The exciting event turned somber as the seven-member Georgian team entered the stadium wearing black bands in honor of luger Nodar Kumaritashvili, 21, who died while training at the Whistler Sliding Center only hours before the ceremonies. The entire audience stood and some banged the provided drums (off cue) to applaud the team of the fallen athlete. Later in the evening, a minute of silence before the Olympic flag was raised further honored the luger.

Ski cross racer and Tahoe, Cali. resident, Errol Kerr wore Jamaica’s green and yellow as well as a huge smile as he represented the one-man Jamaican Ski Team and waved the flag of his father’s tiny island nation. Dartmouth graduate Tucker Murphy was also proud to carry the Bermuda flag.

Luge veteran and five-time Olympian Mark Grimmette of Lake Placid, New York led the American procession (second largest behind Canada) waving old glory. Americans athletes Shaun White, Erik Fisher and Jeret “Speedy” Peterson were looking very Olympic in their Ralph Lauren old-school mountaineering get ups.  An injured and still questionable for racing, Lindsey Vonn, as well as some of the racers participants in tomorrow’s men’s downhill watched the proceedings from Whistler.

The crowd, which kept rather quite during the majority of the athlete parade, leapt to deafening applause as the Canadian athletes entered the stadium last. Led by flag bearing speed skater and cyclist Clara Hughes, the only athlete ever to win multiple Olympic medals in both the Summer and Winter Games, the Canadian skiers, skaters boarders and sliders brought the house down. As Hughes predicted herself, she was obviously emotional as she led her compatriots into the third Olympic Games on Canadian soil and the first in BC.

The audience, dressed in white and blue paper ponchos to accommodate images projected onto the crowd, also took part in the show, waving flashlights, banging drums and singing along.

When Adams and Furtado took the stage the crowed, including the box containing the Canadian dignitaries and IOC officials, rocked out and banged on cardboard drums. During Lang’s performance the stadium was aglow with electric candles.
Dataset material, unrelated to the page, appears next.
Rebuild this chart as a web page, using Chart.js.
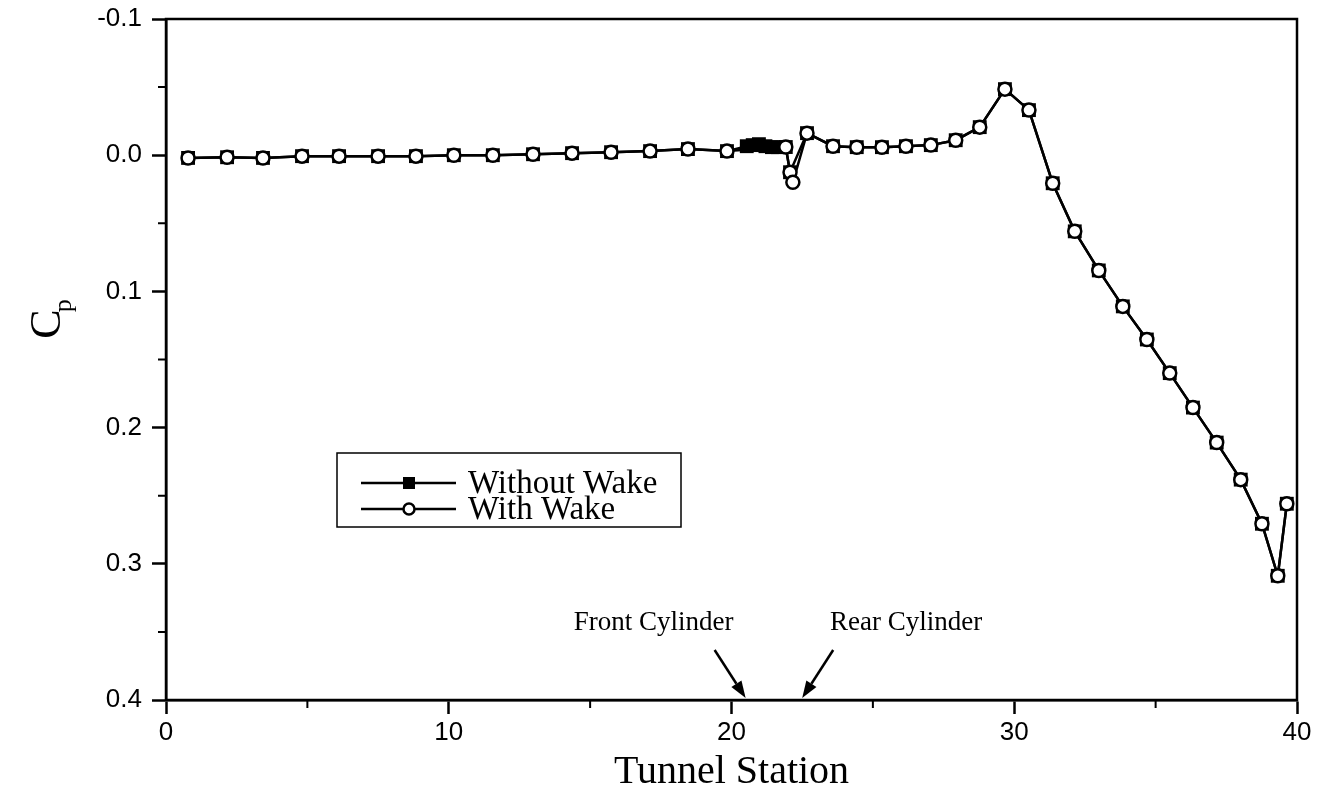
<!DOCTYPE html>
<html>
<head>
<meta charset="utf-8">
<title>Cp along tunnel</title>
<script src="https://cdn.jsdelivr.net/npm/chart.js@4.4.1/dist/chart.umd.min.js"></script>
<style>
  html, body { margin: 0; padding: 0; background: #fff; }
  #cpChart { display: block; }
</style>
</head>
<body>
<canvas id="cpChart" width="1317" height="805"></canvas>
<script>
// -------------------------------
// Data (tunnel station vs pressure coefficient)
// -------------------------------
const withWakeStations = [
  0.78, 2.16, 3.43, 4.81, 6.12, 7.50, 8.84, 10.18, 11.56, 12.98, 14.36, 15.74,
  17.12, 18.46, 19.84, 21.92, 22.07, 22.17, 22.67, 23.59, 24.43, 25.32, 26.17,
  27.05, 27.93, 28.78, 29.67, 30.52, 31.36, 32.14, 32.99, 33.84, 34.69, 35.50,
  36.32, 37.16, 38.01, 38.76, 39.32, 39.64
];
const withWakeCp = [
  0.002, 0.0015, 0.002, 0.0007, 0.0007, 0.0007, 0.0007, 0.0, 0.0, -0.0007,
  -0.0015, -0.0022, -0.003, -0.0045, -0.003, -0.006, 0.0125, 0.0199, -0.0162,
  -0.0066, -0.0059, -0.0059, -0.0066, -0.0074, -0.011, -0.0206, -0.0485,
  -0.0331, 0.0206, 0.0559, 0.0846, 0.111, 0.1353, 0.160, 0.1853, 0.211,
  0.2382, 0.2706, 0.3088, 0.2559
];

const withoutWakeStations = [
  0.78, 2.16, 3.43, 4.81, 6.12, 7.50, 8.84, 10.18, 11.56, 12.98, 14.36, 15.74,
  17.12, 18.46, 19.84, 20.54, 20.75, 20.97, 21.20, 21.43, 21.64, 21.92, 22.07,
  22.67, 23.59, 24.43, 25.32, 26.17, 27.05, 27.93, 28.78, 29.67, 30.52, 31.36,
  32.14, 32.99, 33.84, 34.69, 35.50, 36.32, 37.16, 38.01, 38.76, 39.32, 39.64
];
const withoutWakeCp = [
  0.002, 0.0015, 0.002, 0.0007, 0.0007, 0.0007, 0.0007, 0.0, 0.0, -0.0007,
  -0.0015, -0.0022, -0.003, -0.0045, -0.003, -0.0066, -0.0074, -0.0081,
  -0.0066, -0.0059, -0.0059, -0.006, 0.0125, -0.0162, -0.0066, -0.0059,
  -0.0059, -0.0066, -0.0074, -0.011, -0.0206, -0.0485, -0.0331, 0.0206,
  0.0559, 0.0846, 0.111, 0.1353, 0.160, 0.1853, 0.211, 0.2382, 0.2706,
  0.3088, 0.2559
];

const xMin = 0, xMax = 40, xStep = 10, xMinorStep = 5;
const yMin = -0.1, yMax = 0.4, yStep = 0.1, yMinorStep = 0.05;

const seriesNames = ["Without Wake", "With Wake"];
const cylinderLabels = ["Front Cylinder", "Rear Cylinder"];
const cylinderStations = [20.5, 22.5];

const SERIF = '"Liberation Serif", "Times New Roman", serif';
const SANS = '"Liberation Sans", Arial, sans-serif';
const NARROW = '"Liberation Sans Narrow", "Arial Narrow", "Liberation Sans", sans-serif';

const toPoints = (xs, ys) => xs.map((x, i) => ({ x, y: ys[i] }));

// -------------------------------
// Extra drawing: frame, minor ticks, legend, arrows, y title
// -------------------------------
const decorations = {
  id: "decorations",
  afterDraw(chart) {
    const { ctx, chartArea: a, scales } = chart;
    const xs = scales.x, ys = scales.y;
    ctx.save();
    ctx.strokeStyle = "#000";
    ctx.fillStyle = "#000";

    // closed frame
    ctx.lineWidth = 2.5;
    ctx.strokeRect(a.left, a.top, a.right - a.left, a.bottom - a.top);

    // minor ticks
    ctx.lineWidth = 2;
    ctx.beginPath();
    for (let v = xMin + xMinorStep; v < xMax; v += xStep) {
      const px = xs.getPixelForValue(v);
      ctx.moveTo(px, a.bottom);
      ctx.lineTo(px, a.bottom + 8);
    }
    for (let v = yMin + yMinorStep; v < yMax; v += yStep) {
      const py = ys.getPixelForValue(v);
      ctx.moveTo(a.left - 8, py);
      ctx.lineTo(a.left, py);
    }
    ctx.stroke();

    // legend box
    const lx = a.left + 171, ly = a.top + 434, lw = 344, lh = 74;
    ctx.lineWidth = 1.5;
    ctx.strokeRect(lx, ly, lw, lh);
    const rows = [ly + 30, ly + 56];
    ctx.font = `33px ${SERIF}`;
    ctx.textBaseline = "alphabetic";
    ctx.textAlign = "left";
    rows.forEach((ry, i) => {
      ctx.lineWidth = 2.5;
      ctx.beginPath();
      ctx.moveTo(lx + 24, ry);
      ctx.lineTo(lx + 119, ry);
      ctx.stroke();
      const mx = lx + 72;
      if (i === 0) {
        ctx.fillRect(mx - 6, ry - 6, 12, 12);
      } else {
        ctx.beginPath();
        ctx.arc(mx, ry, 5.5, 0, Math.PI * 2);
        ctx.fillStyle = "#fff";
        ctx.fill();
        ctx.lineWidth = 2.5;
        ctx.stroke();
        ctx.fillStyle = "#000";
      }
      ctx.fillText(seriesNames[i], lx + 131, ry + 10);
    });

    // cylinder arrows and labels
    const dirs = [-1, 1];
    ctx.font = `27px ${SERIF}`;
    ctx.textAlign = "center";
    ctx.textBaseline = "middle";
    cylinderStations.forEach((st, i) => {
      const tx = xs.getPixelForValue(st);
      const ty = ys.getPixelForValue(yMax) - 2;
      const sx = tx + dirs[i] * 31;
      const sy = ty - 48;
      const ang = Math.atan2(ty - sy, tx - sx);
      const hl = 17, hw = 6;
      const bx = tx - Math.cos(ang) * hl, by = ty - Math.sin(ang) * hl;
      ctx.lineWidth = 2.5;
      ctx.beginPath();
      ctx.moveTo(sx, sy);
      ctx.lineTo(bx, by);
      ctx.stroke();
      ctx.beginPath();
      ctx.moveTo(tx, ty);
      ctx.lineTo(bx - Math.sin(ang) * hw, by + Math.cos(ang) * hw);
      ctx.lineTo(bx + Math.sin(ang) * hw, by - Math.cos(ang) * hw);
      ctx.closePath();
      ctx.fill();
      const labelX = i === 0 ? tx - 92 : tx + 104;
      ctx.fillText(cylinderLabels[i], labelX, ty - 75);
    });

    // y axis title: C with subscript p
    ctx.translate(60, (a.top + a.bottom) / 2 - 42);
    ctx.rotate(-Math.PI / 2);
    ctx.textAlign = "left";
    ctx.textBaseline = "alphabetic";
    ctx.font = `44px ${SERIF}`;
    const cw = ctx.measureText("C").width;
    ctx.font = `26px ${SERIF}`;
    const pw = ctx.measureText("p").width;
    const start = -(cw + pw) / 2;
    ctx.font = `44px ${SERIF}`;
    ctx.fillText("C", start, 0);
    ctx.font = `26px ${SERIF}`;
    ctx.fillText("p", start + cw - 3, 11);
    ctx.restore();
  },
};

// -------------------------------
// Chart
// -------------------------------
new Chart(document.getElementById("cpChart"), {
  type: "scatter",
  data: {
    datasets: [
      {
        label: seriesNames[1],
        data: toPoints(withWakeStations, withWakeCp),
        showLine: true,
        borderColor: "#000",
        borderWidth: 2.5,
        pointStyle: "circle",
        pointRadius: 6.5,
        pointBorderWidth: 2.5,
        pointBackgroundColor: "#fff",
        pointBorderColor: "#000",
        tension: 0,
      },
      {
        label: seriesNames[0],
        data: toPoints(withoutWakeStations, withoutWakeCp),
        showLine: true,
        borderColor: "#000",
        borderWidth: 2.5,
        pointStyle: "rect",
        pointRadius: 9.8,
        pointBorderWidth: 0,
        pointBackgroundColor: "#000",
        tension: 0,
      },
    ],
  },
  options: {
    responsive: false,
    animation: false,
    devicePixelRatio: 1,
    layout: { padding: { top: 19, right: 20, left: 0, bottom: 0 } },
    plugins: {
      legend: { display: false },
      tooltip: { enabled: false },
    },
    scales: {
      x: {
        type: "linear",
        min: xMin,
        max: xMax,
        afterFit: (s) => {
          s.height = 105;
          s.paddingLeft = 0;
          s.paddingRight = 0;
        },
        border: { display: true, color: "#000", width: 2.5 },
        grid: {
          drawOnChartArea: false,
          drawTicks: true,
          tickLength: 14,
          tickWidth: 2.5,
          tickColor: "#000",
        },
        ticks: {
          stepSize: xStep,
          color: "#000",
          padding: 3,
          maxRotation: 0,
          font: { family: NARROW, size: 26 },
        },
        title: {
          display: true,
          text: "Tunnel Station",
          color: "#000",
          font: { family: SERIF, size: 40 },
          padding: { top: 0, bottom: 9 },
        },
      },
      y: {
        type: "linear",
        reverse: true,
        min: yMin,
        max: yMax,
        afterFit: (s) => {
          s.width = 166;
          s.paddingTop = 0;
          s.paddingBottom = 0;
        },
        border: { display: true, color: "#000", width: 2.5 },
        grid: {
          drawOnChartArea: false,
          drawTicks: true,
          tickLength: 14,
          tickWidth: 2.5,
          tickColor: "#000",
        },
        ticks: {
          stepSize: yStep,
          color: "#000",
          padding: 10,
          font: { family: SANS, size: 26 },
          callback: (v) => Number(v).toFixed(1),
        },
      },
    },
  },
  plugins: [decorations],
});
</script>
</body>
</html>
The massive stage’s center took on dozens of shapes and images. One minute audience members and TV viewers were swimming with killer whales, the next, they were atop Canada’s Rocky Mountains soaring with flying skiers and snowboarders.  

The cauldron lighting ceremony topped off the evening after the flame’s more than 27,000 mile journey across Canada. Gretzsky carried the flame in the back of a truck to ignite a large, outdoor cauldron in Coal Harbor where a fireworks displays lit up the night ski and water below as Vancouverites and visitors from across the globe hit the town start one of the world’s largest parties.

To Ski Racing editors’ dismay, famed Canadian rocker Neil Young was a no show.

Skiing medal competition will begin tomorrow with the men’s downhill and women’s moguls, though rainy conditions have cast some doubt that all of tomorrow’s competition will go off as planned.